Very interesting, and somewhat depressing.

@ 4. Thank you for this. I’d rather hoped that the acts of more than a century ago could be regarded as the ‘historical record,’ rather than national secrets.

More understandable, from Henry’s linked Guardian piece:

In 2012 the Guardian disclosed that 1.2m documents were being unlawfully kept at a high-security compound in Buckinghamshire. The cache of files came to public attention when the FCO was forced to admit it had withheld thousands of colonial-era papers after elderly Kenyans took a case to the high court, following their detention and torture in the 1950s during the Mau Mau rebellion.

Britain in Kenya, and we can forget about the more recent American fixations on that nation’s history, has been struggling to deal with post-colonialism and the real and purported crimes of the British colonial government there. That something bad happened in Kenya, and how bad, depends very much on who is speaking. Which leads to another Guardian piece by Thomas Frank.

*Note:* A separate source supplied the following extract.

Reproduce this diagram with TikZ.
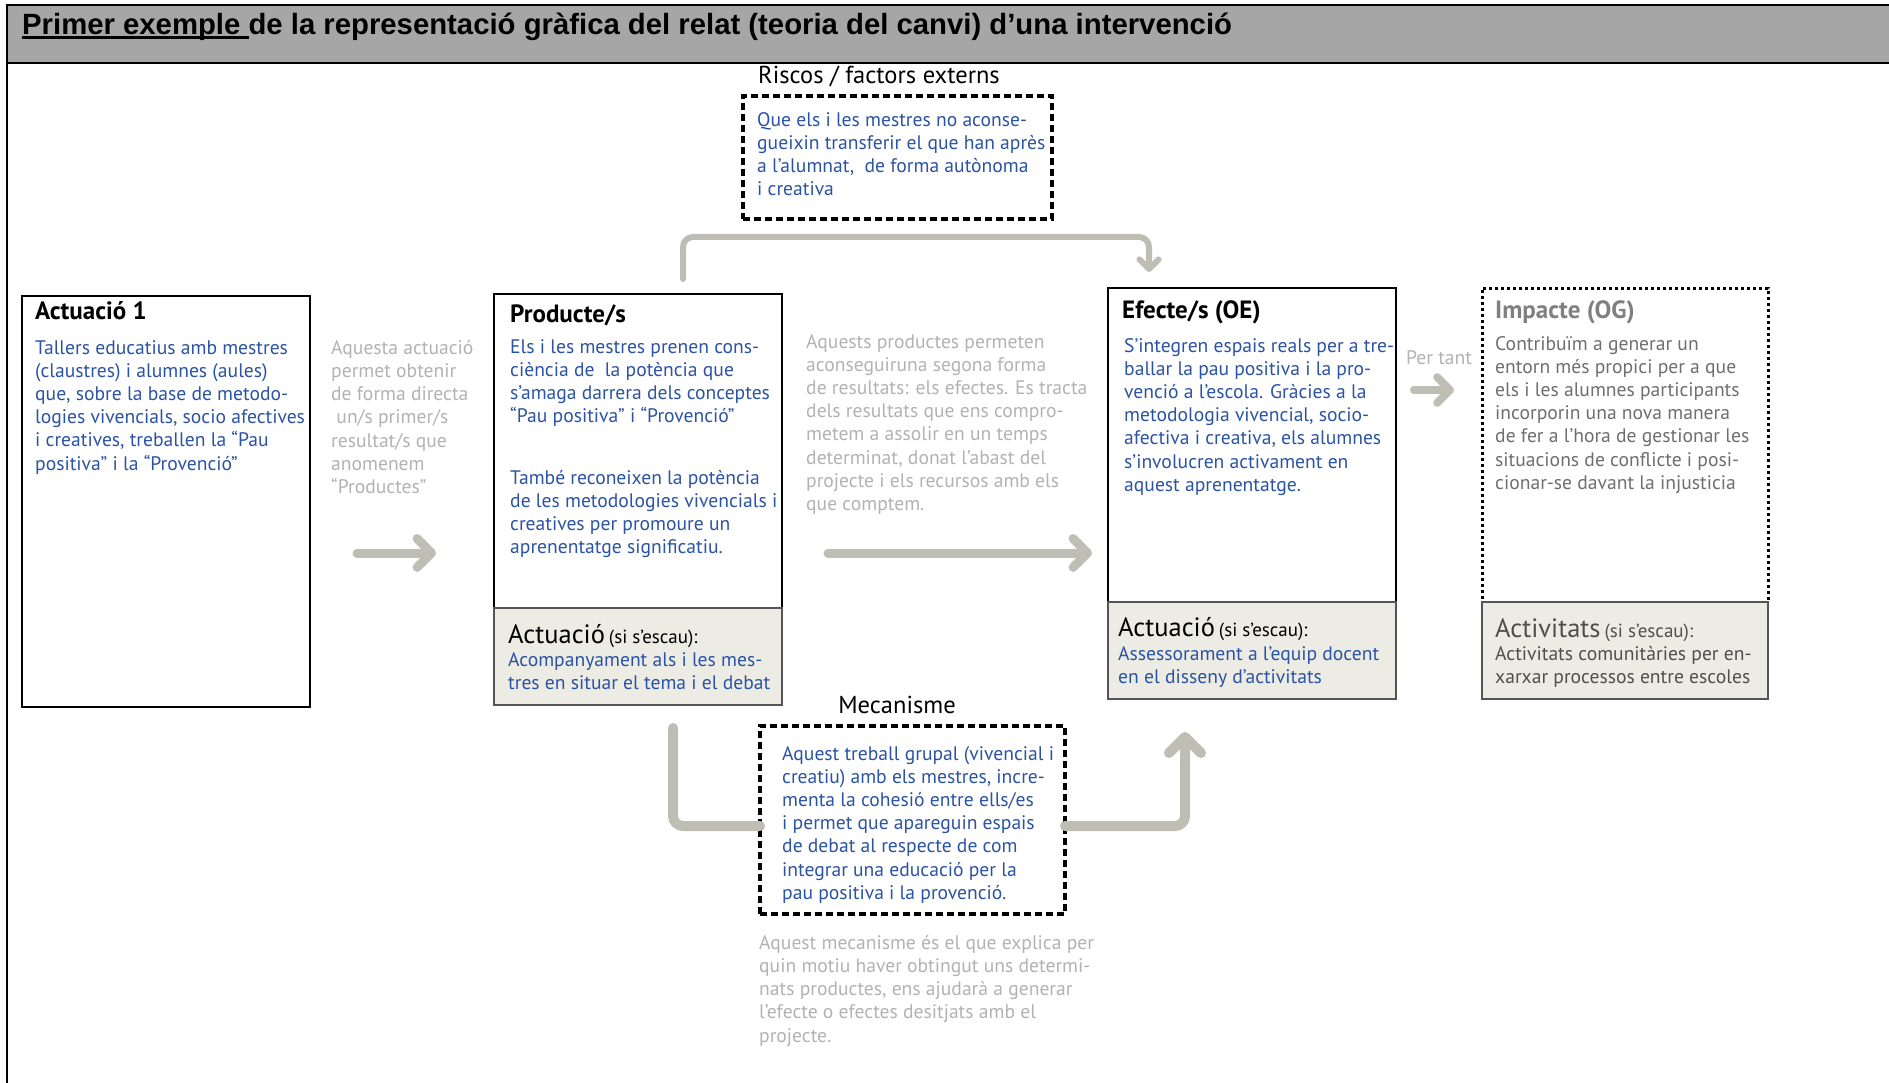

The invested demand a particular version of a truth – usually one that absolves us of any criminal and financial liability, that allows us maximum free future action, and that allows us to pursue present and future goals, almost always at the expense of accuracy.

7

Pavel A 12.29.17 at 4:56 pm

Pretty sure this article answers the question: https://www.theguardian.com/commentisfree/2017/dec/27/archive-files-britain-colonial-past-government

tl;dr the UK is destroying evidence of its own past colonialist atrocities and also more recent imperialist atrocities committed by its allies (US extraordinary renditions program).

8

Glen Tomkins 12.30.17 at 1:05 am

Thinking about why GB might still want to keep official secrets concerning the War of 1812, it occurs to me that maybe the answer is the stereotype of “perfidious Albion”. It’s not that the events of 1815 embarrass anyone still living, or a party still in office, but that if GB was conniving in the dismemberment of the US in 1815, well, that fits in with the idea that GB is perfidious Albion, the great power that sits back in splendid isolation, plotting the destruction of even its closest friends of last year, if that is thought to be in the national interest of keeping every other power on the planet weak and divided against its neighbors.

Concern about such a stereotype of the nation’s diplomatic strategy might not motivate ordinary people, but perhaps to a certain sort of civil service, technocratic, deep state, permanent govt (pick your stereotype) player in govt, it might loom large enough to make them want to conceal evidence of His Majesty’s Govt of 1815 conniving against the national existence of a power that is now a close ally. If we’re talking about WWII, or even WWI, maybe there are still persons or parties to be protected, but perhaps at least part of the motivation for covering up even these more recent activities is the preservation of the national reputation. Albion is still perfidious, of course. Been like that, as we say in New Orleans.

9

Sonny Jim 12.30.17 at 8:13 am

My understanding is that FCO files that should be being made publicly accessible under the 30 year rule are in fact being gone through line by line by “consultants” at the FCO facilities outside Milton Keynes. These consultants are largely retired FCO civil servants and diplomats and are in some cases reviewing files produced by operations they themselves were involved in during their careers. Let’s just say that the activities of these “subject matter experts” are neither historical, nor indeed archival, best practice.

10

hix 12.30.17 at 1:28 pm

The US is sort of the opposit in that regard, isnt it? Things, no matter how embarassing tend to get public in an official non denial manner pretty fast. Which as a start would be great. Expect that it doesnt seem to change anything either.

11

Chris Borthwick 01.01.18 at 10:31 am

Actually, the Australian archivists are
(1) very closemouthed about anything that has sensitivity in the Australian context;
(2) very closemouthed about anything the Americans want covered up (and the Americans want everything involved with them covered up, including things they’ve released to Americans; it’s just a matter of putting the Australians in their place)
(3) quite possibly willing to release anything putting the poms in a bad light. But that’s about it.